▶ [Work instructions]: Transcribe the lines from the one containing "Write a Python" to the last line, inclusive, word for word. Include no pictures.

▶ [Recorded data]:
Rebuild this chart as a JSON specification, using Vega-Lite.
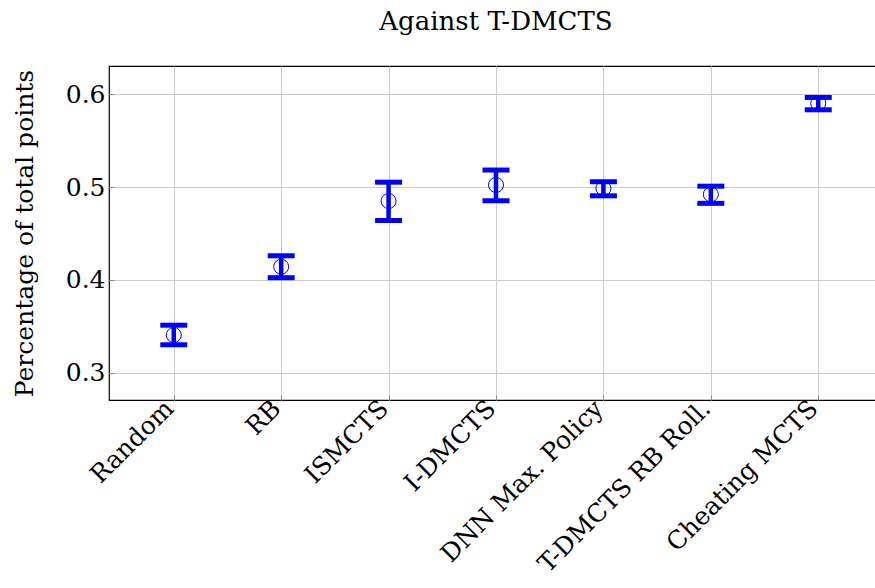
{
  "$schema": "https://vega.github.io/schema/vega-lite/v6.json",
  "width": 774,
  "height": 334,
  "padding": {"left": 12, "top": 9, "right": 0, "bottom": 0},
  "background": "white",
  "title": {
    "text": "Against T-DMCTS",
    "font": "DejaVu Serif",
    "fontSize": 26,
    "fontWeight": "normal",
    "color": "black",
    "anchor": "middle",
    "offset": 31
  },
  "data": {
    "values": [
      {"name": "Random", "mean": 0.3406, "lo": 0.3301, "hi": 0.3512},
      {"name": "RB", "mean": 0.4142, "lo": 0.4024, "hi": 0.4260},
      {"name": "ISMCTS", "mean": 0.4850, "lo": 0.4640, "hi": 0.5053},
      {"name": "I-DMCTS", "mean": 0.5023, "lo": 0.4853, "hi": 0.5184},
      {"name": "DNN Max. Policy", "mean": 0.4987, "lo": 0.4906, "hi": 0.5058},
      {"name": "T-DMCTS RB Roll.", "mean": 0.4922, "lo": 0.4825, "hi": 0.5010},
      {"name": "Cheating MCTS", "mean": 0.5903, "lo": 0.5833, "hi": 0.5966}
    ]
  },
  "config": {
    "view": {"stroke": "black", "strokeWidth": 1.2},
    "axis": {
      "labelFont": "DejaVu Serif",
      "titleFont": "DejaVu Serif",
      "labelFontSize": 25,
      "titleFontSize": 25,
      "titleFontWeight": "normal",
      "labelColor": "black",
      "titleColor": "black",
      "domain": false,
      "gridColor": "#cccccc",
      "gridWidth": 1,
      "tickColor": "#888888",
      "tickSize": -5,
      "tickWidth": 1
    }
  },
  "encoding": {
    "x": {
      "field": "name",
      "type": "nominal",
      "sort": null,
      "scale": {"type": "point", "padding": 0.603},
      "axis": {
        "title": null,
        "grid": true,
        "labelAngle": -45,
        "labelAlign": "right",
        "labelBaseline": "middle",
        "labelPadding": 9,
        "labelOffset": -5,
        "labelLimit": 400
      }
    }
  },
  "layer": [
    {
      "mark": {"type": "point", "shape": "circle", "filled": false, "color": "#0000ff", "size": 225, "strokeWidth": 1, "opacity": 1},
      "encoding": {
        "y": {
          "field": "mean",
          "type": "quantitative",
          "scale": {"domain": [0.2706, 0.6305], "nice": false, "zero": false},
          "axis": {
            "title": "Percentage of total points",
            "values": [0.3, 0.4, 0.5, 0.6],
            "format": ".1f",
            "grid": true,
            "labelPadding": 9,
            "titlePadding": 28
          }
        }
      }
    },
    {
      "mark": {"type": "rule", "color": "#0000ff", "strokeWidth": 4.5},
      "encoding": {
        "y": {"field": "lo", "type": "quantitative"},
        "y2": {"field": "hi"}
      }
    },
    {
      "mark": {"type": "tick", "orient": "horizontal", "color": "#0000ff", "size": 27, "thickness": 5, "opacity": 1},
      "encoding": {
        "y": {"field": "lo", "type": "quantitative"}
      }
    },
    {
      "mark": {"type": "tick", "orient": "horizontal", "color": "#0000ff", "size": 27, "thickness": 5, "opacity": 1},
      "encoding": {
        "y": {"field": "hi", "type": "quantitative"}
      }
    }
  ]
}
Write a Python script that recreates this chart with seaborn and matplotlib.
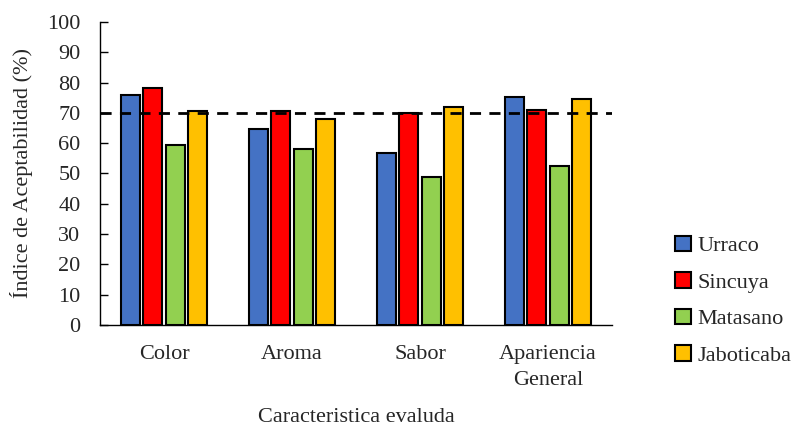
import seaborn as sns
import matplotlib.pyplot as plt
import pandas as pd

categories = ['Color', 'Aroma', 'Sabor', 'Apariencia\nGeneral']
varieties = ['Urraco', 'Sincuya', 'Matasano', 'Jaboticaba']
urraco = [75.9, 64.7, 56.7, 75.2]
sincuya = [78.1, 70.6, 70.0, 71.0]
matasano = [59.4, 58.0, 48.8, 52.6]
jaboticaba = [70.6, 68.1, 71.9, 74.6]
threshold = 70
colors = ['#4472C4', '#FF0000', '#92D050', '#FFC000']

rows = []
for v, vals in zip(varieties, [urraco, sincuya, matasano, jaboticaba]):
    for c, val in zip(categories, vals):
        rows.append({'cat': c, 'var': v, 'val': val})
df = pd.DataFrame(rows)

sns.set_style('white')
plt.rcParams['font.family'] = ['Liberation Serif', 'DejaVu Serif']

fig = plt.figure(figsize=(7.96, 4.28), dpi=100)
ax = fig.add_axes([0.1256, 0.2407, 0.6434, 0.708])

sns.barplot(data=df, x='cat', y='val', hue='var', order=categories,
            hue_order=varieties, palette=colors, saturation=1, width=0.7, gap=0.15,
            edgecolor='black', linewidth=1.5, ax=ax, legend=False)

ax.axhline(threshold, color='black', linestyle=(0, (4, 3)), linewidth=2, zorder=5)

ax.set_ylim(0, 100)
ax.set_xlim(-0.5, 3.5)
ax.set_yticks(range(0, 101, 10))
ax.tick_params(axis='y', left=True, direction='in', length=6, width=1,
               labelsize=16, color='black', pad=14)
ax.tick_params(axis='x', bottom=False, labelsize=16, pad=11)
for lab in ax.get_xticklabels():
    lab.set_linespacing(1.5)
sns.despine(ax=ax)
for s in ['left', 'bottom']:
    ax.spines[s].set_color('black')
    ax.spines[s].set_linewidth(1)
ax.set_ylabel('Índice de Aceptabilidad (%)', fontsize=16, labelpad=10)
ax.set_xlabel('Caracteristica evaluda', fontsize=16, labelpad=13)

handles = [plt.Rectangle((0, 0), 1, 1, facecolor=c, edgecolor='black', linewidth=1.5)
           for c in colors]
fig.legend(handles, varieties, loc='center left', bbox_to_anchor=(0.848, 0.297),
           frameon=False, fontsize=16, handlelength=0.7, handleheight=0.7,
           handletextpad=0.3, labelspacing=0.72, borderpad=0, borderaxespad=0)

fig.savefig('out.png', dpi=100)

▶ [Response to this task]:
Write a Python script that recreates this chart with seaborn and matplotlib.
import seaborn as sns
import matplotlib.pyplot as plt
import pandas as pd

categories = ['Color', 'Aroma', 'Sabor', 'Apariencia\nGeneral']
varieties = ['Urraco', 'Sincuya', 'Matasano', 'Jaboticaba']
urraco = [75.9, 64.7, 56.7, 75.2]
sincuya = [78.1, 70.6, 70.0, 71.0]
matasano = [59.4, 58.0, 48.8, 52.6]
jaboticaba = [70.6, 68.1, 71.9, 74.6]
threshold = 70
colors = ['#4472C4', '#FF0000', '#92D050', '#FFC000']

rows = []
for v, vals in zip(varieties, [urraco, sincuya, matasano, jaboticaba]):
    for c, val in zip(categories, vals):
        rows.append({'cat': c, 'var': v, 'val': val})
df = pd.DataFrame(rows)

sns.set_style('white')
plt.rcParams['font.family'] = ['Liberation Serif', 'DejaVu Serif']

fig = plt.figure(figsize=(7.96, 4.28), dpi=100)
ax = fig.add_axes([0.1256, 0.2407, 0.6434, 0.708])

sns.barplot(data=df, x='cat', y='val', hue='var', order=categories,
            hue_order=varieties, palette=colors, saturation=1, width=0.7, gap=0.15,
            edgecolor='black', linewidth=1.5, ax=ax, legend=False)

ax.axhline(threshold, color='black', linestyle=(0, (4, 3)), linewidth=2, zorder=5)

ax.set_ylim(0, 100)
ax.set_xlim(-0.5, 3.5)
ax.set_yticks(range(0, 101, 10))
ax.tick_params(axis='y', left=True, direction='in', length=6, width=1,
               labelsize=16, color='black', pad=14)
ax.tick_params(axis='x', bottom=False, labelsize=16, pad=11)
for lab in ax.get_xticklabels():
    lab.set_linespacing(1.5)
sns.despine(ax=ax)
for s in ['left', 'bottom']:
    ax.spines[s].set_color('black')
    ax.spines[s].set_linewidth(1)
ax.set_ylabel('Índice de Aceptabilidad (%)', fontsize=16, labelpad=10)
ax.set_xlabel('Caracteristica evaluda', fontsize=16, labelpad=13)

handles = [plt.Rectangle((0, 0), 1, 1, facecolor=c, edgecolor='black', linewidth=1.5)
           for c in colors]
fig.legend(handles, varieties, loc='center left', bbox_to_anchor=(0.848, 0.297),
           frameon=False, fontsize=16, handlelength=0.7, handleheight=0.7,
           handletextpad=0.3, labelspacing=0.72, borderpad=0, borderaxespad=0)

fig.savefig('out.png', dpi=100)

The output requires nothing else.